It’s a place for people who haven’t found relief after years or even decades of medication trials and psychiatric hospitalizations.
They’ve lost interest in previously enjoyed activities. They’ve withdrawn from family and friends.
Many suffer from cognitive impairments. Some have lost touch with reality and hallucinate.
Then they discover the Treatment Resistant Mood Disorders (TRMD) Clinic. TRMD is the largest referral-based clinic in Utah for patients who struggle to find a treatment that works and are looking for alternative solutions. Each year, the TRMD Clinic treats hundreds of patients for disorders including depression and bipolar and schizoaffective disorders.
“They’ve often lost all hope that anything will help them out of their misery, and they are contemplating suicide.”
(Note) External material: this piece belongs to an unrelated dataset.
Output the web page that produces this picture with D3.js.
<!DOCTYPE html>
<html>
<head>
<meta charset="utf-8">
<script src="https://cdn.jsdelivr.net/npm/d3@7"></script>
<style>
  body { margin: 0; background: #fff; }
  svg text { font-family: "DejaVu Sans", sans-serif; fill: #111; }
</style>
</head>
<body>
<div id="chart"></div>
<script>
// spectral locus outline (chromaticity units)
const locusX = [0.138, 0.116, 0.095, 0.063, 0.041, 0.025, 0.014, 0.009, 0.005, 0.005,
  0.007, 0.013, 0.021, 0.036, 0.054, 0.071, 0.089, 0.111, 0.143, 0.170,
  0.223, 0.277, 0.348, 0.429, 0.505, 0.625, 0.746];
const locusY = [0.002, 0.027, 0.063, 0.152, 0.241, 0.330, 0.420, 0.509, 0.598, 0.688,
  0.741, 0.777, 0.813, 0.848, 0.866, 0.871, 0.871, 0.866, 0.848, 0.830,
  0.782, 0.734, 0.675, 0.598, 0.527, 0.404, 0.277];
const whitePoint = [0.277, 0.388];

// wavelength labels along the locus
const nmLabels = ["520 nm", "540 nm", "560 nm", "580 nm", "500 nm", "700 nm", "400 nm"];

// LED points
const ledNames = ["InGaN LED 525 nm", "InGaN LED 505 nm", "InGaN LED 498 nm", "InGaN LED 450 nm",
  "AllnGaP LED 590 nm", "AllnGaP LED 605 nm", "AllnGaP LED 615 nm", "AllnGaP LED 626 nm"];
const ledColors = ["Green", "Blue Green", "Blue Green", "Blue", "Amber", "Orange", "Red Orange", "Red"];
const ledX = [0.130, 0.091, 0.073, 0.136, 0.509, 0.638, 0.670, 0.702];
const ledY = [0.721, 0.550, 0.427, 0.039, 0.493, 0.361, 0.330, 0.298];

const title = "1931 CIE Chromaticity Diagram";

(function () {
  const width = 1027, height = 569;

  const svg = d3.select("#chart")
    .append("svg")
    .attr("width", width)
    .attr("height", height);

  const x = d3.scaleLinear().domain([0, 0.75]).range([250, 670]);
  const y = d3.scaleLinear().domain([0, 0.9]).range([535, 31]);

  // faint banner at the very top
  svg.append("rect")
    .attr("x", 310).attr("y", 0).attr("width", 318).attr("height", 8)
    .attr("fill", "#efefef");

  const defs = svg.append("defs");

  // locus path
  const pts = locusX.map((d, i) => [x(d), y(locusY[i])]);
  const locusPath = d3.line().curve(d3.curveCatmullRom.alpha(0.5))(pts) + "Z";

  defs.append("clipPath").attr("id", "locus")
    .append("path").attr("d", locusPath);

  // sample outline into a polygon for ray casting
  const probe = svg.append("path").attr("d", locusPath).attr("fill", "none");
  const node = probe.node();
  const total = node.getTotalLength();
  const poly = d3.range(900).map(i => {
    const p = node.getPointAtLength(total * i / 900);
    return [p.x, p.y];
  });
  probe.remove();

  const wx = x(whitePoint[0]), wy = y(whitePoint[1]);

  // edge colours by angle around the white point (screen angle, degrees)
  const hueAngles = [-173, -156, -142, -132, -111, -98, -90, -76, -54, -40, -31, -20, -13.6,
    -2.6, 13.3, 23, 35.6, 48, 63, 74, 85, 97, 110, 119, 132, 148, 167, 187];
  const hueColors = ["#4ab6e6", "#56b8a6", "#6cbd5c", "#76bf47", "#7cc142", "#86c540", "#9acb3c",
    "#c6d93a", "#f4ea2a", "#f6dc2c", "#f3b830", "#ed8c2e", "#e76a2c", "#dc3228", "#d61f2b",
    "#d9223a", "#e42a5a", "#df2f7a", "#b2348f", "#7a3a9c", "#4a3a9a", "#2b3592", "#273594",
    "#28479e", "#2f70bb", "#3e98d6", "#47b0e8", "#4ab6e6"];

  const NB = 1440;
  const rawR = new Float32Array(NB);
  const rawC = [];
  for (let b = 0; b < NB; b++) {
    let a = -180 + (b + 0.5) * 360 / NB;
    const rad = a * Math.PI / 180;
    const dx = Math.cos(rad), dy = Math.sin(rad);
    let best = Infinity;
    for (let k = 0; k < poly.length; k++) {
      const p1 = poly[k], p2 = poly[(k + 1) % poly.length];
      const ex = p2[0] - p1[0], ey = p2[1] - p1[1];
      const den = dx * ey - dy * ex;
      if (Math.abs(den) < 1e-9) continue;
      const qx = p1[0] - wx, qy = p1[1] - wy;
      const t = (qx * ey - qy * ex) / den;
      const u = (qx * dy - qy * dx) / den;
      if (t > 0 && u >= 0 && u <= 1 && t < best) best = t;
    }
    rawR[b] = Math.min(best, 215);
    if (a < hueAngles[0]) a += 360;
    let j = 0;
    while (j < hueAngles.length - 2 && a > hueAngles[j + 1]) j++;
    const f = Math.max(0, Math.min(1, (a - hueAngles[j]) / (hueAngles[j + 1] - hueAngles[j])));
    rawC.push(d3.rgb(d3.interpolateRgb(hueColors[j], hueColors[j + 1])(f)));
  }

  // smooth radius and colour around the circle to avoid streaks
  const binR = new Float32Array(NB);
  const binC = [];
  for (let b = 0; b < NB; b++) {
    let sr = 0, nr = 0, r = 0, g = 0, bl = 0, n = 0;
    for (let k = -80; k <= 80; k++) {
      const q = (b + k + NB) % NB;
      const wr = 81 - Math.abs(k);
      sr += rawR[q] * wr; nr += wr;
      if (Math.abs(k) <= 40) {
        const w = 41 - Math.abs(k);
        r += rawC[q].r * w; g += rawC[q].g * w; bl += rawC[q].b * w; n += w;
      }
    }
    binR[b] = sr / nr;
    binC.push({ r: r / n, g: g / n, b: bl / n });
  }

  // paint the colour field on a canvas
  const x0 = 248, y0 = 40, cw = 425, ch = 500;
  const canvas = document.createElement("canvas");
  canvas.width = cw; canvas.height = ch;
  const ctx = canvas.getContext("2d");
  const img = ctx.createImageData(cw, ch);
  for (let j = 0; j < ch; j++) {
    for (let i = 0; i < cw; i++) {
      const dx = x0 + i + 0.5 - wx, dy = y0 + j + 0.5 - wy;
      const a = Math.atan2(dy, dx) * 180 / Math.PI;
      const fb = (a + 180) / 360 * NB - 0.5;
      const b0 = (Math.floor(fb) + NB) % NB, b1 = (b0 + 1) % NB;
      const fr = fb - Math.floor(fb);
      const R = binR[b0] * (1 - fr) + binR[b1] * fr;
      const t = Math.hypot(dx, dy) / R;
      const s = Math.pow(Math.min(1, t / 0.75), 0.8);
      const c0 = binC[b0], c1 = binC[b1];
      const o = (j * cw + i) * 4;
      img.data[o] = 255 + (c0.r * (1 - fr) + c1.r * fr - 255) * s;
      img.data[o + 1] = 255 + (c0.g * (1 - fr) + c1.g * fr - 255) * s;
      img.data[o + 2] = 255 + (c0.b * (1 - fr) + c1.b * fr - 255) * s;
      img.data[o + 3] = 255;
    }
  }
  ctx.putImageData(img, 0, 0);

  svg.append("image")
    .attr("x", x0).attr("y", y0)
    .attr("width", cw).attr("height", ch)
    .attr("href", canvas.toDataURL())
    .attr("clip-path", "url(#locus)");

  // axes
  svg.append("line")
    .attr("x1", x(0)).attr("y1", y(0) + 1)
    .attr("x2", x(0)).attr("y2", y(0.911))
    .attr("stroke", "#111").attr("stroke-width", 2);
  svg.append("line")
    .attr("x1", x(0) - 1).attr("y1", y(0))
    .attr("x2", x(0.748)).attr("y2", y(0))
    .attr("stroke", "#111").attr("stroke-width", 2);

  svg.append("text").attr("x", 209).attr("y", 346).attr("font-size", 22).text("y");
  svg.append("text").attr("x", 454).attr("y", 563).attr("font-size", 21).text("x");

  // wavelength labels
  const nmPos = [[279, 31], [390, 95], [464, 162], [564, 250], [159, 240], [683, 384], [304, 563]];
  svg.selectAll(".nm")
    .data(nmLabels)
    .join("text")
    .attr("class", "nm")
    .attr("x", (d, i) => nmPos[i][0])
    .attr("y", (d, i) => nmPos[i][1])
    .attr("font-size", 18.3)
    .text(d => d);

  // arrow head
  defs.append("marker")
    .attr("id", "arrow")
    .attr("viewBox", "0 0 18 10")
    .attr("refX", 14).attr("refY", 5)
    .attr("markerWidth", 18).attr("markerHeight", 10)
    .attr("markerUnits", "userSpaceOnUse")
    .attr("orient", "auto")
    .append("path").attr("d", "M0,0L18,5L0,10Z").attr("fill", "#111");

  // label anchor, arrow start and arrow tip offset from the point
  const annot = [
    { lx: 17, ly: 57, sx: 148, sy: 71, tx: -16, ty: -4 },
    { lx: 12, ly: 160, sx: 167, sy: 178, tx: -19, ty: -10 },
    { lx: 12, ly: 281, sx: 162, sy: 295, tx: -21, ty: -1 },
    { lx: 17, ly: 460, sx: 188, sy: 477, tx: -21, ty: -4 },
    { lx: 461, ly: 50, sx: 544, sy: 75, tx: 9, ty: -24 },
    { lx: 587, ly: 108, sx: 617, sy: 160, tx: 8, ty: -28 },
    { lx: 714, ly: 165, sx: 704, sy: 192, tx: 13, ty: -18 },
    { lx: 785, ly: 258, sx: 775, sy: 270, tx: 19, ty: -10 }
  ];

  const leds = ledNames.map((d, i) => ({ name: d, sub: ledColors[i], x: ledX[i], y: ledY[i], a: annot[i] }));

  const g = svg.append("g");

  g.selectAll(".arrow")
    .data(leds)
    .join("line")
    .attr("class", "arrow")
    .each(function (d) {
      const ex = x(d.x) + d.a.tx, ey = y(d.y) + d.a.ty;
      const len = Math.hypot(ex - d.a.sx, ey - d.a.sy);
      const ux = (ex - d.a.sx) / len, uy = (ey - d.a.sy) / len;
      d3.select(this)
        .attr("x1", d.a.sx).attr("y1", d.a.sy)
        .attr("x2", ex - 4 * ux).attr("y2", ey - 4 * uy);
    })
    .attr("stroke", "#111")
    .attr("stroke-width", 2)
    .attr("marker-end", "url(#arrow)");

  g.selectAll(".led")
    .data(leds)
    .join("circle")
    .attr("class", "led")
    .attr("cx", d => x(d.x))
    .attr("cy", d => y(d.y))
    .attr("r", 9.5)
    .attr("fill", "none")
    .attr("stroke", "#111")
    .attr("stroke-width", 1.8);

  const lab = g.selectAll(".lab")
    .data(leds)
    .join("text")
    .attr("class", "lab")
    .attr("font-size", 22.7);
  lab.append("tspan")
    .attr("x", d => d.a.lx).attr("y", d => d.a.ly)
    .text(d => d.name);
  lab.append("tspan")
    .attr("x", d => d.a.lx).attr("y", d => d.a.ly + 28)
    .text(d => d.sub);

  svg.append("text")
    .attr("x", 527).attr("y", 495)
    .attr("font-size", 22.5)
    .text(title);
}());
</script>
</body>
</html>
Daniela Solzbacher, MD, Medical Director for the Treatment Resistant Mood Disorders Clinic
Tailored Modalities
Solzbacher, previously an Ear, Nose, and Throat surgeon, was drawn to interventional psychiatry after she moved to Utah. “I was struck by the immediate effectiveness of neurostimulation treatments,” she says.
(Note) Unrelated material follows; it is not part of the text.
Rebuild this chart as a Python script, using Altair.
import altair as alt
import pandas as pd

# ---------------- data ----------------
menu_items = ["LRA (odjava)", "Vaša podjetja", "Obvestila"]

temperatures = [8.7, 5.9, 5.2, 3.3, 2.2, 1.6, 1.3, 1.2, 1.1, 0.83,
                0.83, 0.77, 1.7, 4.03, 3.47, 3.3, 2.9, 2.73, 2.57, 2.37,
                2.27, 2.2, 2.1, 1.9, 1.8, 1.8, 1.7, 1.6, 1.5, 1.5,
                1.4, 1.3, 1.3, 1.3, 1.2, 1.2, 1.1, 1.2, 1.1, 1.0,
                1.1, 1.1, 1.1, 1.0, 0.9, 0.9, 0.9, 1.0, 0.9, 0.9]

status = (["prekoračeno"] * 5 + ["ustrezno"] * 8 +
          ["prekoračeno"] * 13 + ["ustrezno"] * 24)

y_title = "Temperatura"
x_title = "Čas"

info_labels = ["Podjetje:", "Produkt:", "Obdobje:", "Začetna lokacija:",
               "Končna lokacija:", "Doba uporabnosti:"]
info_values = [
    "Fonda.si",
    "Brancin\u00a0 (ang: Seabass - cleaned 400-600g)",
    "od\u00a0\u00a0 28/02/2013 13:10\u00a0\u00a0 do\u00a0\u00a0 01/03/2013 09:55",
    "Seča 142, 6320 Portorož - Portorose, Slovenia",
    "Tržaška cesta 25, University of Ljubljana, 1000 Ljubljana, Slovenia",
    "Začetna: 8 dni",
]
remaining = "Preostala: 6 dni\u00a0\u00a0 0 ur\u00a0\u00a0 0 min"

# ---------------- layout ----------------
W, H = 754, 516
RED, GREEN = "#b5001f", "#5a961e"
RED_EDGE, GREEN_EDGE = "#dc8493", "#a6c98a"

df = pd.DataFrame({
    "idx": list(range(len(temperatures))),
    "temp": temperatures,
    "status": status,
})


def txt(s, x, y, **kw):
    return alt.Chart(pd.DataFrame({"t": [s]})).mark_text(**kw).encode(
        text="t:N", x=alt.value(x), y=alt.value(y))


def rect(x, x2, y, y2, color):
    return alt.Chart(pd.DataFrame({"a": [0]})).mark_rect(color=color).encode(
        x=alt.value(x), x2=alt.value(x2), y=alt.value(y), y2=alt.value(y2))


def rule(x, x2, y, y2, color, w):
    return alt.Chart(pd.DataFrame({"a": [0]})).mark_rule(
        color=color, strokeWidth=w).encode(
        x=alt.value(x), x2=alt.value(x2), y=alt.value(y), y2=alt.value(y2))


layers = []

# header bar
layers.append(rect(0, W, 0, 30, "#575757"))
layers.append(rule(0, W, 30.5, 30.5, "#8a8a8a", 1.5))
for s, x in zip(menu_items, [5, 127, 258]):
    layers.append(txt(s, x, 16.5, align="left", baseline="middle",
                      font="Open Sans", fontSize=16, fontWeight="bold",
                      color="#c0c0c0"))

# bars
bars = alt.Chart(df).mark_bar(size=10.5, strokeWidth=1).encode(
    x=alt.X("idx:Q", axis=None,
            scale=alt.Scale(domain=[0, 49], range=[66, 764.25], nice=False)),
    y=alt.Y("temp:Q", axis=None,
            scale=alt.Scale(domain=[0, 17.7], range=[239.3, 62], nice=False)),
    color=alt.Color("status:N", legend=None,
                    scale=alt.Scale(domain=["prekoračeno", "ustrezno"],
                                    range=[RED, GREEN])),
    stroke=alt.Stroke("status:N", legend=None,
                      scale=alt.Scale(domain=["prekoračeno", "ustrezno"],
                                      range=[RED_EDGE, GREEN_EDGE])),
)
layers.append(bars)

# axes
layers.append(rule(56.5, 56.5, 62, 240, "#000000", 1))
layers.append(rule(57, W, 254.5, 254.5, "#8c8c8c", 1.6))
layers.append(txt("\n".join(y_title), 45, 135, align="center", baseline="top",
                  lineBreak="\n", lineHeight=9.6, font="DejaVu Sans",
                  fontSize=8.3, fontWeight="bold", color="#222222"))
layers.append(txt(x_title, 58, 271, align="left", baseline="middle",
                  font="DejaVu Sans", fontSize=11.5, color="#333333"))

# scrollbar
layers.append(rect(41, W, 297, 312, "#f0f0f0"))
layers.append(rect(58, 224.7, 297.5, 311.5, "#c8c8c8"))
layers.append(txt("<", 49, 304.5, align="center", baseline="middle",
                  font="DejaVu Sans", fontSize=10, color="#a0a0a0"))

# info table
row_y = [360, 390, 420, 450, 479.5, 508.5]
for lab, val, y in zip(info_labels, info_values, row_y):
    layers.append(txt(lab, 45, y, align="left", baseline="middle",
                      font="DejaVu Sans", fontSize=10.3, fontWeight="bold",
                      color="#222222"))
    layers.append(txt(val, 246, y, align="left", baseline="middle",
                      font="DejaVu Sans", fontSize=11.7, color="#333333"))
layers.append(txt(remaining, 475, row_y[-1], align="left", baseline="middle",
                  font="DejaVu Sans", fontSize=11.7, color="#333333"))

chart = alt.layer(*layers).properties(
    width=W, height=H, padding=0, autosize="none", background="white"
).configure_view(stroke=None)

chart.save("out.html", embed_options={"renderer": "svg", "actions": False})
Neurostimulation therapies include electroconvulsive therapy (ECT) and transcranial magnetic stimulation (TMS). Physicians evaluate every TRMD patient to assess the best treatment for their illness.
ECT is basically a controlled seizure while under anesthesia, performed either on an inpatient or outpatient basis. It’s the best option for severe treatment-resistant depression, especially when patients have suicidal thoughts, psychosis, mania, or catatonia. Solzbacher describes ECT as resetting brain function, so it can return to a healthy equilibrium and functionality. ECT works on all the brain’s neurotransmitter systems, but the exact mechanism responsible for its strong effectiveness is still unknown.
If depression is less debilitating but still persists despite trials with several medications, the best choice may be TMS or ketamine infusions. Both are outpatient treatments. Individualized treatment plans include careful evaluation of patient medication to minimize the chance of relapse after neurostimulation.
Integrated Research
The TRMD Clinic benefits from close integration with research. “We’re not only able to offer the gold standard in established treatments, but we also can offer research trials using innovative methods that have shown promising initial results,” says Solzbacher.
Research continuously informs the care the TRMD Clinic provides and eases early adoption of effective new processes and treatments. “Our team of neurostimulation providers and researchers meet on a weekly basis to discuss patient progress and ongoing treatment plans,” Solzbacher adds. “All this ensures we’re providing the highest quality of care available for our patients.”
Improving Perception
Solzbacher says that the negative depiction of neurostimulation by some media has done patients with TRMD a huge disservice. Today’s treatments are extremely safe and very different from the “shock therapy” portrayed in old movies that used high doses of electricity administered without anesthesia. Still, the stigma of undergoing treatment for psychiatric disorders is a serious dilemma.
“Prior to the pandemic, we were one of the few centers in the country that allowed family and close friends into the treatment and recovery rooms for the entire ECT treatment,” says Solzbacher. “That’s made a lot of them direct advocates for our services.”
She believes the size of the program and high success rates also demonstrate to the general public how treatable mental illness is.
“Just last week, a patient reached out to me saying ECT saved her life,” says Solzbacher. “But she was resistant for so long to undergoing this treatment because of its reputation. A lot of work still needs to be done to provide education and improve the perception of these lifesaving treatments in the general public.”
The TRMD Clinic is poised to do that, reducing the stigma of ECT and providing hope to people who once had none.